Natural language processing (NLP) has seen significant advances in the recent past, and is now being used for various tasks that once required a lot of human involvement. In this seminar, we will share our journey by applying NLP techniques to a robotic process automation problem.

In particular, we share our challenges automating the extraction of the Table of Contents from PDF research reports, a task which becomes challenging due to the heterogeneity of report formats, and many arbitrary constraints designed for humans to handle.

Using a combination of approaches from transfer learning with a Single Shot Detector model to rules, we highlight situations where such a hybrid approach might prove useful.
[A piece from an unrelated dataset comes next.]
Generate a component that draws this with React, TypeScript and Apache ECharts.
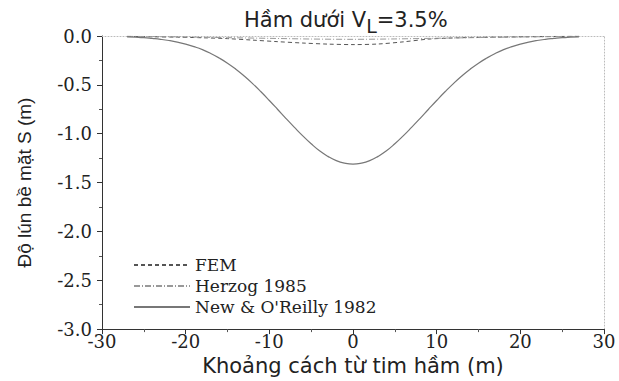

We will also cover how to break down and scope a complex set of data science requirements, and common pitfalls handling a dynamic set of requirements that were originally tailored for human operators.

Instructor's Bio

Jia Hui Chow, Data Scientist at Refinitiv

Currently a data scientist at Refinitiv, Jia Hui gained experience on NLP tasks like named entity recognition and relation extraction for both English and Chinese. She built a deep learning model released in an existing product, Eikon, and has also released a relation extraction model for a risk intelligence tool.

Melvin Perera, Data Scientist at Refinitiv

Currently a Data Scientist at Refinitiv, Melvin works to enhance and improve Refinitiv’s existing product offerings (TRIT, Eikon, World-Check) for Information Retrieval in the Asian markets using Natural Language Processing. He is currently working on Named Entity Recognition techniques to improve quality of News Document Tagging in Chinese.